> **OBJECTIVE**:
Search the records for "this". Copy every line where it appears.
------------------------------------------------------------------------
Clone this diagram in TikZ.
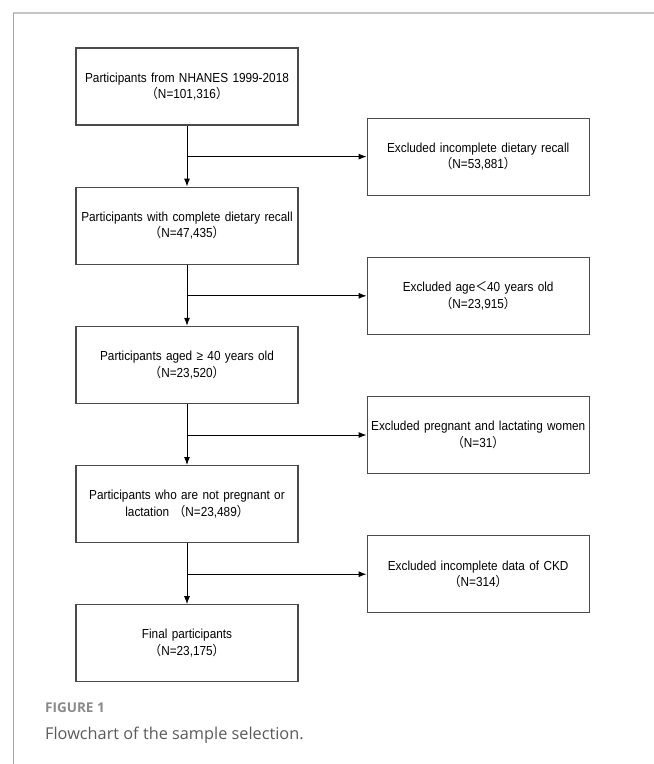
\documentclass[tikz,border=0pt]{standalone}
\usepackage{fontspec}
\setmainfont{Liberation Sans}
\newfontfamily\boxfont[FakeStretch=0.9]{Liberation Sans}
\newfontfamily\cjkfont[FakeStretch=0.9]{Noto Sans CJK SC}
\newfontfamily\captionfont{Open Sans}
\usetikzlibrary{arrows.meta,positioning}
\definecolor{flowborder}{HTML}{4A4A4A}
\definecolor{flowframe}{HTML}{C4C4C4}
\definecolor{flowframeleft}{HTML}{A8A8A8}
\definecolor{capgray}{HTML}{8A8A8A}
\definecolor{captext}{HTML}{5A5A5A}
\newcommand{\fwopen}{{\cjkfont （}}
\newcommand{\fwclose}{{\cjkfont ）}}
\newcommand{\fwless}{{\cjkfont ＜}}
\tikzset{%
  flowbox/.style={%
    draw=flowborder,
    line width=1.2pt,
    fill=white,
    minimum width=222pt,
    minimum height=77pt,
    text width=222pt,
    inner sep=0pt,
    align=center,
    font=\boxfont\fontsize{13.1}{16.5}\selectfont
  },
  exclbox/.style={flowbox},
  flowarrow/.style={-{Latex[length=8pt,width=6pt]},line width=1pt,draw=black}
}
\begin{document}
\begin{tikzpicture}
    \useasboundingbox (0,0) rectangle (654pt,-764pt);
    % frame of the figure panel
    \draw[flowframe,line width=1.5pt] (13pt,-13pt) -- (654pt,-13pt);
    \draw[flowframeleft,line width=1pt] (13pt,-13pt) -- (13pt,-764pt);

    \node[flowbox] (part1) at (187pt,-86.5pt) {Participants from NHANES 1999-2018\\\fwopen N=101,316\fwclose};
    \node[flowbox,below=61pt of part1] (part2) {Participants with complete dietary recall\\\fwopen N=47,435\fwclose};
    \node[flowbox,below=61pt of part2] (part3) {Participants aged ≥ 40 years old\\\fwopen N=23,520\fwclose};
    \node[flowbox,below=61pt of part3] (part4) {Participants who are not pregnant or\\lactation \fwopen N=23,489\fwclose};
    \node[flowbox,below=61pt of part4] (final) {Final participants\\\fwopen N=23,175\fwclose};

    \node[exclbox,right=68pt of part1.south east,yshift=-31pt] (excl1) {Excluded incomplete dietary recall\\\fwopen N=53,881\fwclose};
    \node[exclbox,right=68pt of part2.south east,yshift=-31pt] (excl2) {Excluded age\fwless 40 years old\\\fwopen N=23,915\fwclose};
    \node[exclbox,right=68pt of part3.south east,yshift=-31pt] (excl3) {Excluded pregnant and lactating women\\\fwopen N=31\fwclose};
    \node[exclbox,right=68pt of part4.south east,yshift=-31pt] (excl4) {Excluded incomplete data of CKD\\\fwopen N=314\fwclose};

    \draw[flowarrow] (part1) -- (part2);
    \draw[flowarrow] (part2) -- (part3);
    \draw[flowarrow] (part3) -- (part4);
    \draw[flowarrow] (part4) -- (final);
    \draw[flowarrow] (part1.south |- excl1.west) -- (excl1.west);
    \draw[flowarrow] (part2.south |- excl2.west) -- (excl2.west);
    \draw[flowarrow] (part3.south |- excl3.west) -- (excl3.west);
    \draw[flowarrow] (part4.south |- excl4.west) -- (excl4.west);

    \node[anchor=base west,inner sep=0pt,text=capgray,font=\captionfont\bfseries\fontsize{13.5}{15}\selectfont] (figlabel) at (45pt,-712.5pt) {FIGURE 1};
    \node[anchor=base west,inner sep=0pt,text=captext,font=\captionfont\fontsize{16.3}{19}\selectfont] (figcaption) at (45pt,-739pt) {Flowchart of the sample selection.};
  \end{tikzpicture}
\end{document}
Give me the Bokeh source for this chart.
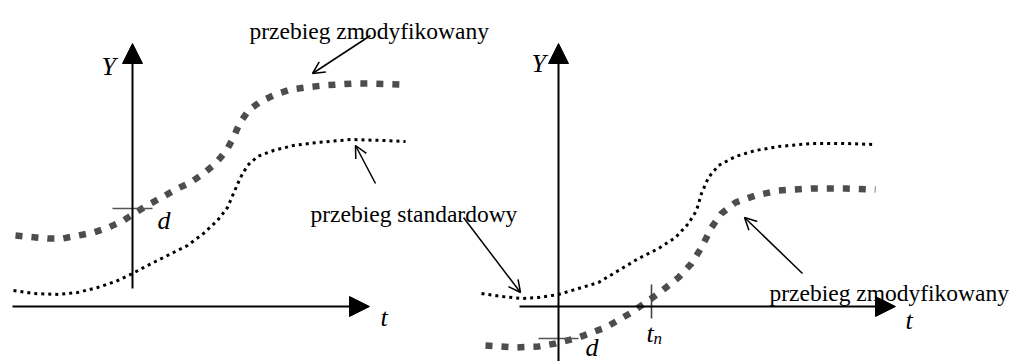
------------------------------------------------------------------------
> **CORRECT OUTPUT**:
Clone this diagram in TikZ.
Give me the Bokeh source for this chart.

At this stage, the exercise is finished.